媒介業務に含まれないコンサルティング業務の促進
(出典:国土交通省 不動産業による空き家対策推進プログラム~地域価値を共創する不動産業を目指して~)
地域ワーキンググループの活動内容
地域ワーキンググループの活動内容は次のとおりです。
・不動産コンサルティングの事例やノウハウを共有する活動
・⼀般消費者に対する不動産の利活用に関する相談
・地⽅公共団体などの要請・協定などに基づき⾏う活動
・不動産コンサルティングに係る普及・啓蒙活動
・地域における不動産コンサルティングサービスの推進に貢献する公益的な活動
(出典:国土交通省「不動産コンサルティング地域ワーキング・グループ(「地域 WG」)について」)

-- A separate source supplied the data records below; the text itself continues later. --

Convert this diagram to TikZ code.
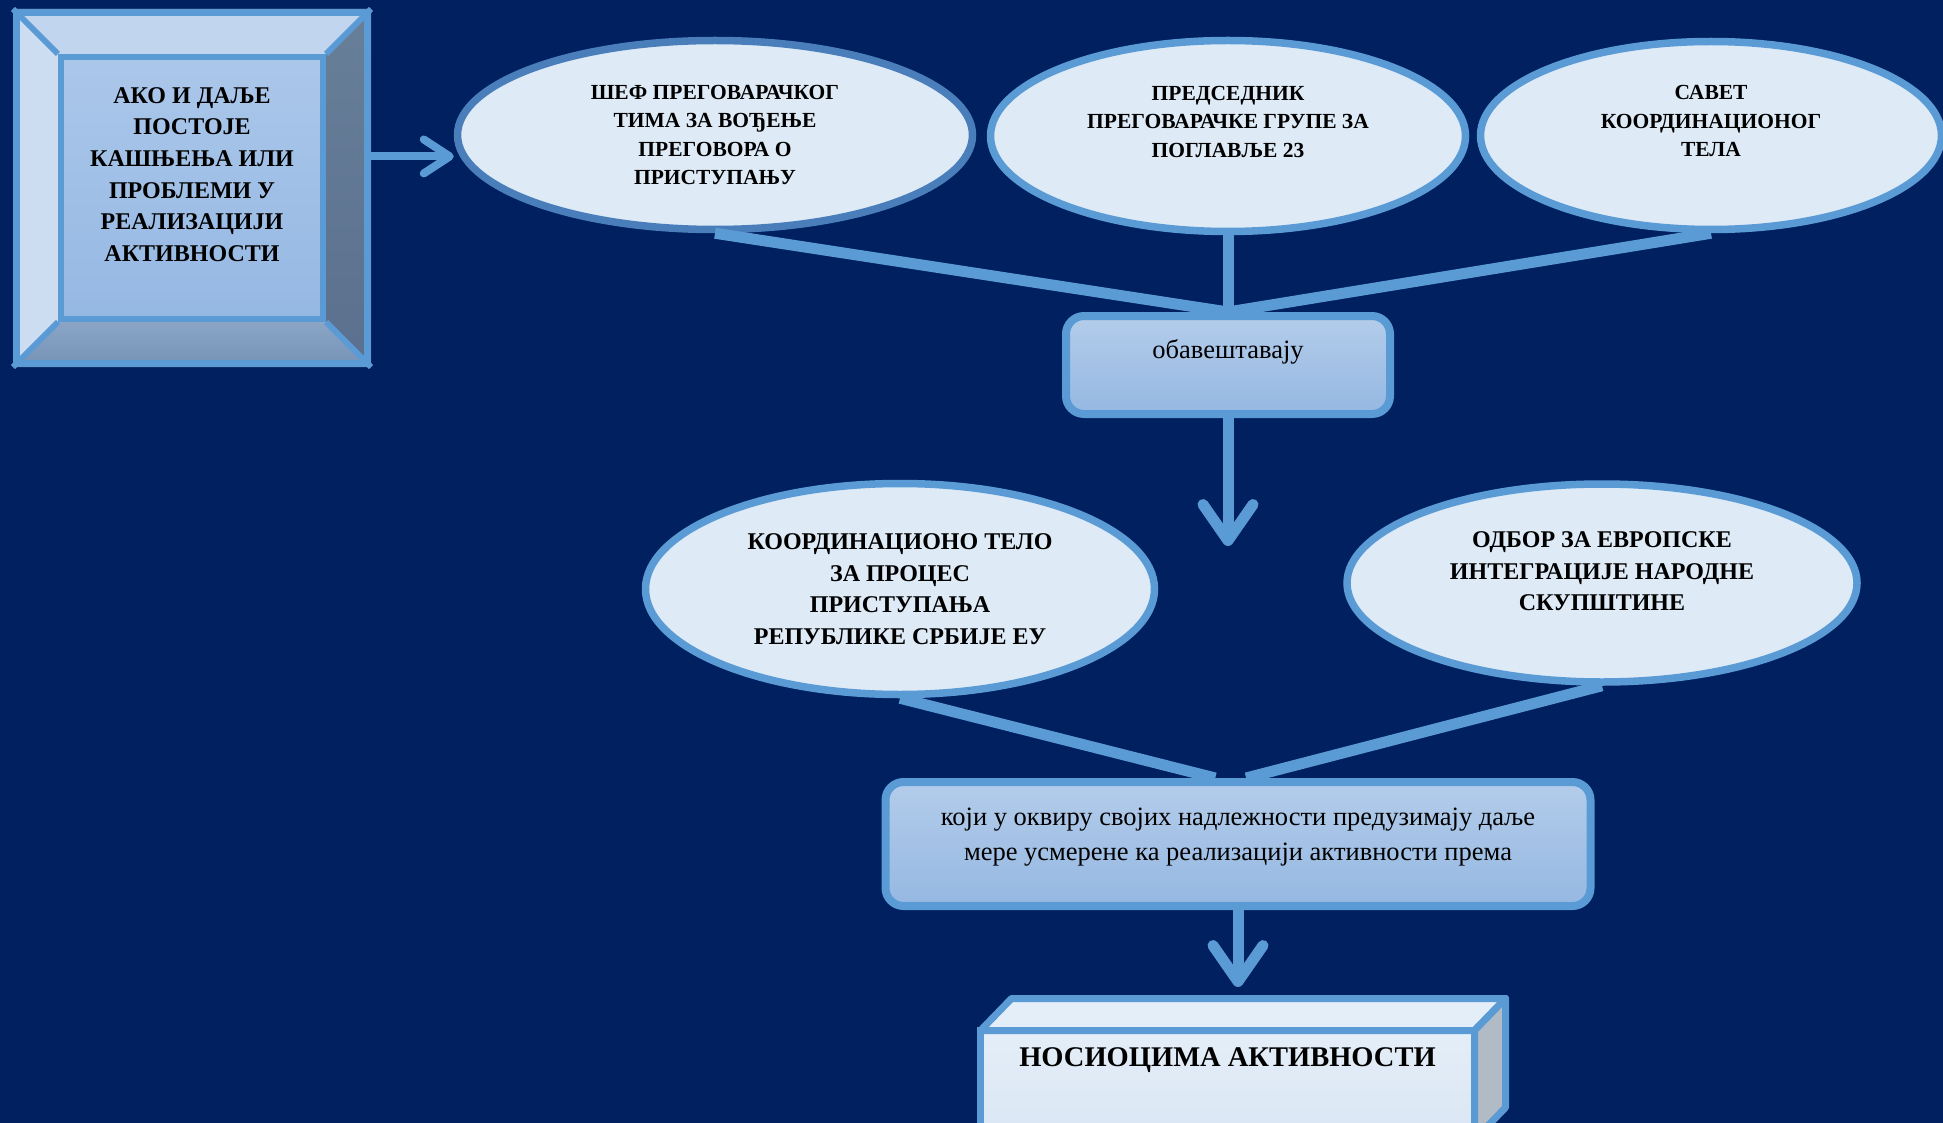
\documentclass[tikz,border=0pt]{standalone}
\usepackage{fontspec}
\setmainfont{Liberation Serif}
\usetikzlibrary{shapes.geometric,arrows.meta,calc,backgrounds,shadows}

\definecolor{night}{HTML}{002060}
\definecolor{edge}{HTML}{5B9BD5}
\definecolor{edgedark}{HTML}{4A7EBB}
\definecolor{pale}{HTML}{DEEAF6}
\definecolor{boxtop}{HTML}{B3CCEA}
\definecolor{boxbot}{HTML}{95B8E2}
\definecolor{alerttop}{HTML}{ABC7EA}
\definecolor{alertbot}{HTML}{95B8E3}
\definecolor{lidface}{HTML}{C1D5EE}
\definecolor{leftface}{HTML}{CCDDF2}
\definecolor{righttop}{HTML}{687F99}
\definecolor{rightbot}{HTML}{5A708E}
\definecolor{basefacetop}{HTML}{8AA5C6}
\definecolor{basefacebot}{HTML}{7591B5}
\definecolor{cratetop}{HTML}{E4EEF8}
\definecolor{cratebot}{HTML}{DAE6F4}
\definecolor{cratelid}{HTML}{E4EEF9}
\definecolor{crateside}{HTML}{B1BBC6}

\begin{document}
\begin{tikzpicture}
    [x=1pt, y=-1pt,
     bubble/.style={ellipse, draw=edge, fill=pale, line width=7.5pt, inner sep=0pt, align=center,
        font=\fontsize{21.5}{28.5}\selectfont\bfseries},
     wide bubble/.style={bubble, font=\fontsize{24}{31.5}\selectfont\bfseries},
     tab/.style={draw=edge, line width=8pt, rounded corners=18pt, top color=boxtop, bottom color=boxbot,
        inner sep=0pt, align=center, font=\fontsize{26.5}{35}\selectfont},
     link/.style={draw=edge, line width=11pt},
     push/.style={link, -{Straight Barb[length=36pt, width=50pt, round]}},
     rim/.style={draw=edge, line width=6pt}]
    \useasboundingbox (0,0) rectangle (1943,1123);
    \clip (0,0) rectangle (1943,1123);

    \node[tab, sharp corners, line width=6pt, minimum size=262pt, top color=alerttop, bottom color=alertbot,
        font=\fontsize{24}{31.7}\selectfont\bfseries, text depth=27pt] (alert) at (192,188)
        {АКО И ДАЉЕ\\ПОСТОЈЕ\\КАШЊЕЊА ИЛИ\\ПРОБЛЕМИ У\\РЕАЛИЗАЦИЈИ\\АКТИВНОСТИ};
    \node[draw=edge, line width=7pt, minimum size=351pt] (frame) at (192,188) {};
    \foreach \c in {north west, north east, south east, south west}
        \draw[rim] (frame.\c) -- (alert.\c);

    \node[bubble, draw=edgedark, drop shadow={opacity=.35}, minimum width=515pt, minimum height=189pt] (chef) at (715,135)
        {ШЕФ ПРЕГОВАРАЧКОГ\\ТИМА ЗА ВОЂЕЊЕ\\ПРЕГОВОРА О\\ПРИСТУПАЊУ};
    \node[bubble, minimum width=475pt, minimum height=191pt, text depth=29pt] (pres) at (1228,136)
        {ПРЕДСЕДНИК\\ПРЕГОВАРАЧКЕ ГРУПЕ ЗА\\ПОГЛАВЉЕ 23};
    \node[bubble, minimum width=461pt, minimum height=188pt, text depth=29pt] (council) at (1711,135.5)
        {САВЕТ\\КООРДИНАЦИОНОГ\\ТЕЛА};
    \node[tab, minimum width=324pt, minimum height=98pt, text depth=31.5pt] (notify) at (1228,365) {обавештавају};
    \coordinate (gap) at (1228,546);

    \node[wide bubble, minimum width=509pt, minimum height=211pt] (coord) at (900,589)
        {КООРДИНАЦИОНО ТЕЛО\\ЗА ПРОЦЕС\\ПРИСТУПАЊА\\РЕПУБЛИКЕ СРБИЈЕ ЕУ};
    \node[wide bubble, minimum width=510pt, minimum height=198pt, text depth=23pt] (board) at (1602,583)
        {ОДБОР ЗА ЕВРОПСКЕ\\ИНТЕГРАЦИЈЕ НАРОДНЕ\\СКУПШТИНЕ};
    \node[tab, minimum width=705pt, minimum height=124pt, text depth=19pt] (measures) at (1238,844)
        {који у оквиру својих надлежности предузимају даље\\мере усмерене ка реализацији активности према};
    \coordinate (drop) at (1238,987);

    \node[draw=edge, line width=7pt, outer sep=0pt, top color=cratetop, bottom color=cratebot,
        minimum width=494pt, minimum height=109pt, font=\fontsize{28.5}{34}\selectfont\bfseries,
        text depth=55pt] (holders) at (1227.5,1085) {НОСИОЦИМА АКТИВНОСТИ};
    \filldraw[draw=edge, fill=cratelid, line width=7pt, line join=round] (holders.north west) -- ++(31,-32)
        -- ($(holders.north east)+(31,-32)$) -- (holders.north east) -- cycle;
    \filldraw[draw=edge, fill=crateside, line width=7pt, line join=round] (holders.north east) -- ++(31,-32)
        -- ($(holders.south east)+(31,-32)$) -- (holders.south east) -- cycle;

    \foreach \from/\to in {chef.south/notify.north, pres.south/notify.north, council.south/notify.north,
        coord.south/measures.109, board.south/measures.83}
        \draw[link] (\from) -- (\to);
    \draw[push] (notify.south) -- (gap);
    \draw[push] (measures.south) -- (drop);
    \draw[push, line width=8pt, -{Straight Barb[length=26pt, width=34pt, round]}] (frame.10) -- (frame.10 -| chef.west);

    \begin{pgfonlayer}{background}
        \fill[night] (0,0) rectangle (1943,1123);
        \fill[lidface] (frame.north west) -- (frame.north east) -- (alert.north east) -- (alert.north west) -- cycle;
        \fill[leftface] (frame.north west) -- (alert.north west) -- (alert.south west) -- (frame.south west) -- cycle;
        \shade[top color=righttop, bottom color=rightbot] (frame.north east) -- (frame.south east)
            -- (alert.south east) -- (alert.north east) -- cycle;
        \shade[top color=basefacetop, bottom color=basefacebot] (frame.south west) -- (alert.south west)
            -- (alert.south east) -- (frame.south east) -- cycle;
    \end{pgfonlayer}
\end{tikzpicture}
\end{document}
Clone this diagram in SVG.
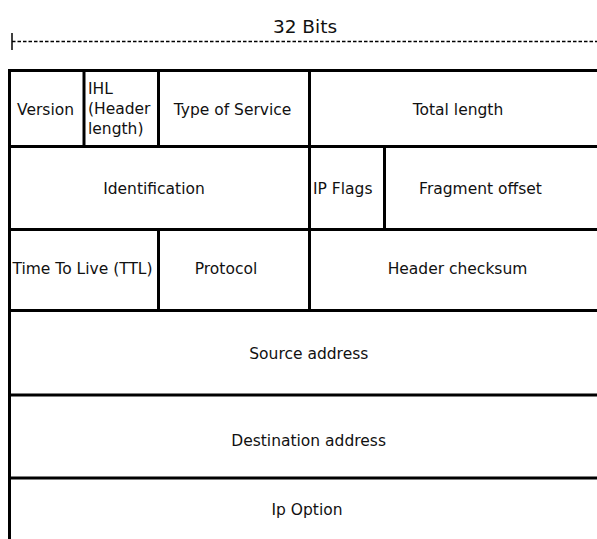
<svg xmlns="http://www.w3.org/2000/svg" width="597" height="539" viewBox="0 0 597 539">
  <style>
    .rule { stroke: #000; stroke-width: 3; fill: none; }
    .label { font-family: "DejaVu Sans", "Liberation Sans", sans-serif; font-size: 15.5px; fill: #111; }
    .mid { text-anchor: middle; }
  </style>

  <!-- width scale: 32 bits -->
  <g id="scale">
    <line x1="12" y1="33" x2="12" y2="50" stroke="#000" stroke-width="1.5"/>
    <line x1="12" y1="41.5" x2="597" y2="41.5" stroke="#000" stroke-width="1.3" stroke-dasharray="3.5 2"/>
    <text class="label mid" x="305" y="32.5" style="font-size:18.5px">32 Bits</text>
  </g>

  <!-- table grid -->
  <g id="connectors">
    <line class="rule" x1="9.5" y1="69" x2="9.5" y2="539"/>
    <line class="rule" x1="8" y1="70.5" x2="597" y2="70.5"/>
    <line class="rule" x1="8" y1="146.5" x2="597" y2="146.5"/>
    <line class="rule" x1="8" y1="229.5" x2="597" y2="229.5"/>
    <line class="rule" x1="8" y1="310.5" x2="597" y2="310.5"/>
    <line class="rule" x1="8" y1="395" x2="597" y2="395"/>
    <line class="rule" x1="8" y1="478" x2="597" y2="478"/>
    <!-- row 1 dividers -->
    <line class="rule" x1="84" y1="70.5" x2="84" y2="146.5"/>
    <line class="rule" x1="158.5" y1="70.5" x2="158.5" y2="146.5"/>
    <line class="rule" x1="309.5" y1="70.5" x2="309.5" y2="146.5"/>
    <!-- row 2 dividers -->
    <line class="rule" x1="309.5" y1="146.5" x2="309.5" y2="229.5"/>
    <line class="rule" x1="384.5" y1="146.5" x2="384.5" y2="228"/>
    <!-- row 3 dividers -->
    <line class="rule" x1="158.5" y1="229.5" x2="158.5" y2="310.5"/>
    <line class="rule" x1="309.5" y1="229.5" x2="309.5" y2="310.5"/>
  </g>

  <g id="version"><text class="label mid" x="45.5" y="114.5">Version</text></g>
  <g id="ihl">
    <text class="label" x="88" y="94">IHL</text>
    <text class="label" x="88" y="114">(Header</text>
    <text class="label" x="88" y="133.5">length)</text>
  </g>
  <g id="tos"><text class="label mid" x="232.5" y="114.5">Type of Service</text></g>
  <g id="total-length"><text class="label mid" x="458" y="114.5">Total length</text></g>

  <g id="identification"><text class="label mid" x="154" y="194">Identification</text></g>
  <g id="ip-flags"><text class="label" x="313" y="194">IP Flags</text></g>
  <g id="fragment-offset"><text class="label mid" x="480.5" y="193.5">Fragment offset</text></g>

  <g id="ttl"><text class="label mid" x="82.5" y="273.5">Time To Live (TTL)</text></g>
  <g id="protocol"><text class="label mid" x="226" y="273.5">Protocol</text></g>
  <g id="header-checksum"><text class="label mid" x="457.5" y="273.5">Header checksum</text></g>

  <g id="source-address"><text class="label mid" x="308.8" y="359">Source address</text></g>
  <g id="destination-address"><text class="label mid" x="308.6" y="446">Destination address</text></g>
  <g id="ip-option"><text class="label mid" x="307" y="515">Ip Option</text></g>
</svg>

一般消費者に対する不動産の利活用に関する相談業務は、不動産コンサルティングマスターもしくは宅地建物取引士などの有資格者が実施することとされています。
地域ワーキンググループへの支援
登録を受けた地域ワーキンググループは、国土交通省や不動産流通推進センターから次のような支援を受けて活動を行います。
・地域WGの活動に対する後援名義の付与
・地域WG間情報交換等のための専⽤サイトの設置(令和7年1⽉開設予定)
・国⼟交通省や(公財)不動産流通推進センターからの情報提供
・地域WGの活動に対する表彰
・「全国不動産コンサルティング・フォーラム」への参画
(出典:国土交通省「不動産コンサルティング地域ワーキング・グループ(「地域 WG」)について」)
国や(公財)不動産流通推進センターの後援を明記して活動することで、一般消費者に対して、不動産コンサルティングサービスの信用性や信頼性が担保されることが期待できます。
また、2025(令和7)年1月には、地域のワーキンググループ間での情報交換のための専用サイトの開設が予定されています。
参照:公益財団法人 不動産流通推進センター「地域ワーキンググループを募集」
地域ワーキンググループへの登録申請について
地域ワーキンググループの登録対象となる組織・団体や要件について紹介します。
登録申請の対象となる組織・団体
登録申請の対象となる組織・団体は次のとおりです。
①ブロックまたは都道府県の不動産コンサルティング地⽅協議会
②地域の不動産業団体(47都道府県の協会、本部・⽀部を含む)
③複数の公認不動産コンサルティングマスターで構成される協会などの社団法⼈またはNPO法⼈
④そのほか①~③に準ずる組織・団体で不動産流通推進センターが認めるもの
なお、地域ワーキンググループは、活動エリアでの独占的地位を有するものではないため、同一地域で複数の地域ワーキンググループが活動しても問題ありません。
詳細は不動産流通推進センター「地域ワーキング・グループ登録制度のご案内」ページを参照ください
(出典:不動産流通推進センター 地域ワーキング・グループ登録制度のご案内)
登録要件
組織・団体が登録する場合、地域ワーキンググループの業務責任者となる公認不動産コンサルティングマスター1名以上の届出が必須です。
また、登録対象となる組織・団体に準ずる組織・団体として登録する場合、5名以上の公認不動産コンサルティングマスターで構成されていなければならず、不動産会社単体での登録はできません。
登録団体は、年1回、実施したコンサルティング事例を含む活動報告を提出する必要があります。
まとめ
全国的に空き家・空き地問題が深刻化するなか、不動産会社には、媒介業務だけでなく不動産の利活用をサポートするコンサルティングサービスの提供が求められています。
一方で、国土交通省の調査では、空き家・空き地を取り扱う際の課題として、およそ6割の不動産会社が収益性の低さを挙げています。
不動産会社が媒介業務とは別に提供する不動産コンサルティングサービスは、空き家・空き地の取り扱いにおける収益性の課題を解決する手段の一つにもなり得るものです。
とはいえ、空き家・空き地に関するコンサルティングサービスの業務内容は、該当の空き家・空き地の利活用に向けた課題整理、相続手続きの支援など多岐にわたるため、地域ワーキンググループ登録制度の活用を検討してみてもよいでしょう。